How Encryption Consulting Can Help

Encryption Consulting specializes in PKI strategy, ADCS architecture, and certificate lifecycle management for enterprise and government organizations. Whether you are deploying ADCS for the first time, modernizing a legacy PKI, assessing your certificate infrastructure for ESC vulnerabilities, or integrating ADCS with modern DevOps tooling, our team brings deep protocol-level expertise to every engagement.

• PKI Health Assessments: Protocol-level audits of your ADCS environment against Microsoft Open Specifications and security hardening benchmarks
• ADCS Architecture Design: Enrollment stack design (MS-WCCE, MS-XCEP/MS-WSTEP, NDES/SCEP), CA hierarchy planning, and certificate template governance
• Certificate Lifecycle Management: Automated discovery, monitoring, and renewal of certificates across your enterprise
• Security Hardening: Remediation of ESC misconfigurations, CA role hardening, and CRL/OCSP infrastructure optimization

Conclusion

The Microsoft Open Specifications for ADCS are far more than developer reference material. They are the definitive technical foundation for understanding how certificates are requested, issued, administered, and revoked across your enterprise. As the ESC vulnerability landscape has made clear, gaps in protocol-level knowledge translate directly into exploitable security weaknesses.
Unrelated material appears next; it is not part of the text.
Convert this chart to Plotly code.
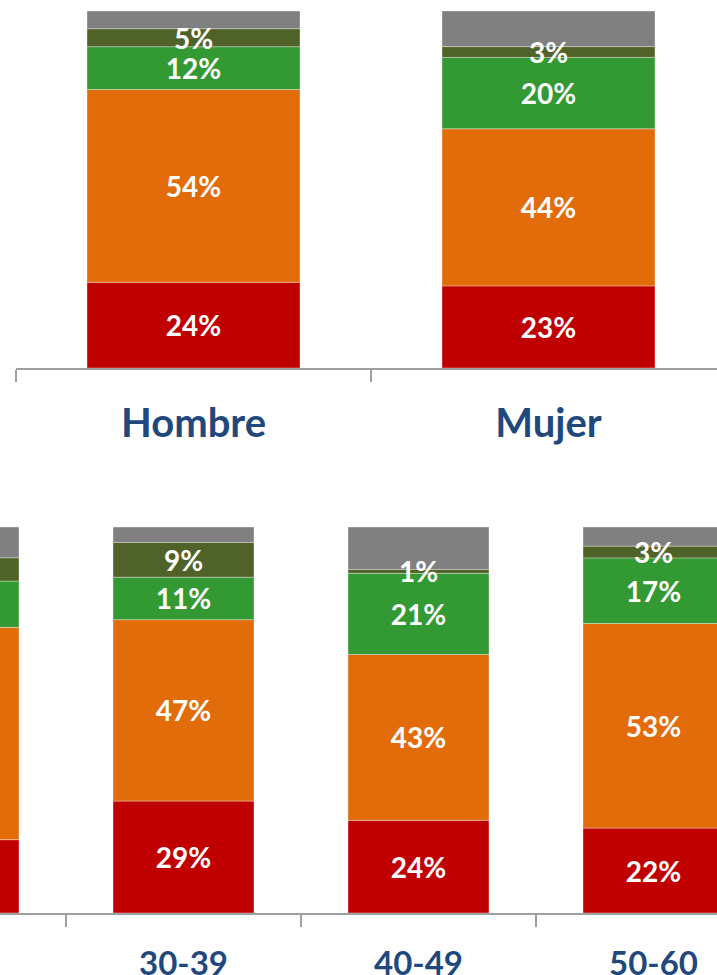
import plotly.graph_objects as go

# Survey response shares (%) by sex and by age group
sex_groups = ["Hombre", "Mujer"]
age_groups = ["18-29", "30-39", "40-49", "50-60"]

sex_red = [24, 23]
sex_orange = [54, 44]
sex_green = [12, 20]
sex_olive = [5, 3]
sex_gray = [5, 10]

age_red = [19, 29, 24, 22]
age_orange = [55, 47, 43, 53]
age_green = [12, 11, 21, 17]
age_olive = [6, 9, 1, 3]
age_gray = [8, 4, 11, 5]

# the first age group sits mostly outside the visible window: no labels
age_labeled = [False, True, True, True]
sex_labeled = [True, True]

colors = {
    "red": "#C00000",
    "orange": "#E36C0A",
    "green": "#339933",
    "olive": "#4F6228",
    "gray": "#808080",
}
label_blue = "#1F497D"
axis_gray = "#A0A0A0"

fig = go.Figure()


def add_stack(cats, series, show, xa, ya):
    """Stack segments bottom-up with explicit bases; the unlabeled gray
    cap is drawn first so overflowing labels stay on top of it."""
    names = ["red", "orange", "green", "olive", "gray"]
    bases = []
    running = [0] * len(cats)
    for vals in series:
        bases.append(list(running))
        running = [r + v for r, v in zip(running, vals)]
    order = [4, 0, 1, 2, 3]
    for i in order:
        vals = series[i]
        labeled = names[i] != "gray"
        fig.add_trace(go.Bar(
            x=cats, y=vals, base=bases[i],
            xaxis=xa, yaxis=ya, width=0.6,
            marker=dict(color=colors[names[i]],
                        line=dict(color="rgba(255,255,255,0.35)", width=1)),
            text=[f"{v}%" if s else "" for v, s in zip(vals, show)] if labeled else None,
            textposition="inside" if labeled else "none",
            insidetextanchor="middle",
            textangle=0,
            textfont=dict(family="Lato", size=28, color="white", weight="bold"),
            showlegend=False, hoverinfo="skip",
        ))


add_stack(sex_groups, [sex_red, sex_orange, sex_green, sex_olive, sex_gray],
          sex_labeled, "x", "y")
add_stack(age_groups, [age_red, age_orange, age_green, age_olive, age_gray],
          age_labeled, "x2", "y2")

H = 975.0
W = 717.0

xaxis_common = dict(
    type="category",
    showline=True, linecolor=axis_gray, linewidth=2,
    ticks="outside", tickson="boundaries", ticklen=12,
    tickcolor=axis_gray, tickwidth=2,
    showgrid=False, zeroline=False,
    automargin=False,
)

fig.update_layout(
    width=717, height=975,
    margin=dict(l=0, r=0, t=0, b=0),
    paper_bgcolor="white", plot_bgcolor="white",
    barmode="overlay",
    uniformtext=dict(minsize=28, mode="show"),
    xaxis=dict(
        **xaxis_common,
        domain=[16 / W, 1],
        range=[-0.5, -0.5 + 701 / 355],
        tickfont=dict(family="Lato", size=40, color=label_blue, weight="bold"),
        ticklabelstandoff=19,
        anchor="y",
    ),
    yaxis=dict(
        domain=[(H - 368) / H, (H - 11) / H],
        range=[0, 100], visible=False, anchor="x", automargin=False,
    ),
    xaxis2=dict(
        **xaxis_common,
        domain=[0, 1],
        range=[0.5 - 66 / 235, 0.5 - 66 / 235 + 717 / 235],
        tickfont=dict(family="Lato", size=33, color=label_blue, weight="bold"),
        ticklabelstandoff=20,
        anchor="y2",
    ),
    yaxis2=dict(
        domain=[(H - 913) / H, (H - 527) / H],
        range=[0, 100], visible=False, anchor="x2", automargin=False,
    ),
)

fig.write_html("out.html")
Whether you are designing a new enrollment architecture, hardening an existing CA deployment, building PKI-integrated tooling, or conducting a security assessment, fluency with MS-WCCE, MS-XCEP, MS-WSTEP, MS-CRTD, MS-CSRA, and their peers is no longer optional. A well-governed ADCS environment is not just a matter of correct configuration. It requires a deep understanding of the protocols that govern every interaction between clients, CAs, and the certificates they issue. Investing in that knowledge today is the most reliable way to stay ahead of tomorrow’s certificate infrastructure threats.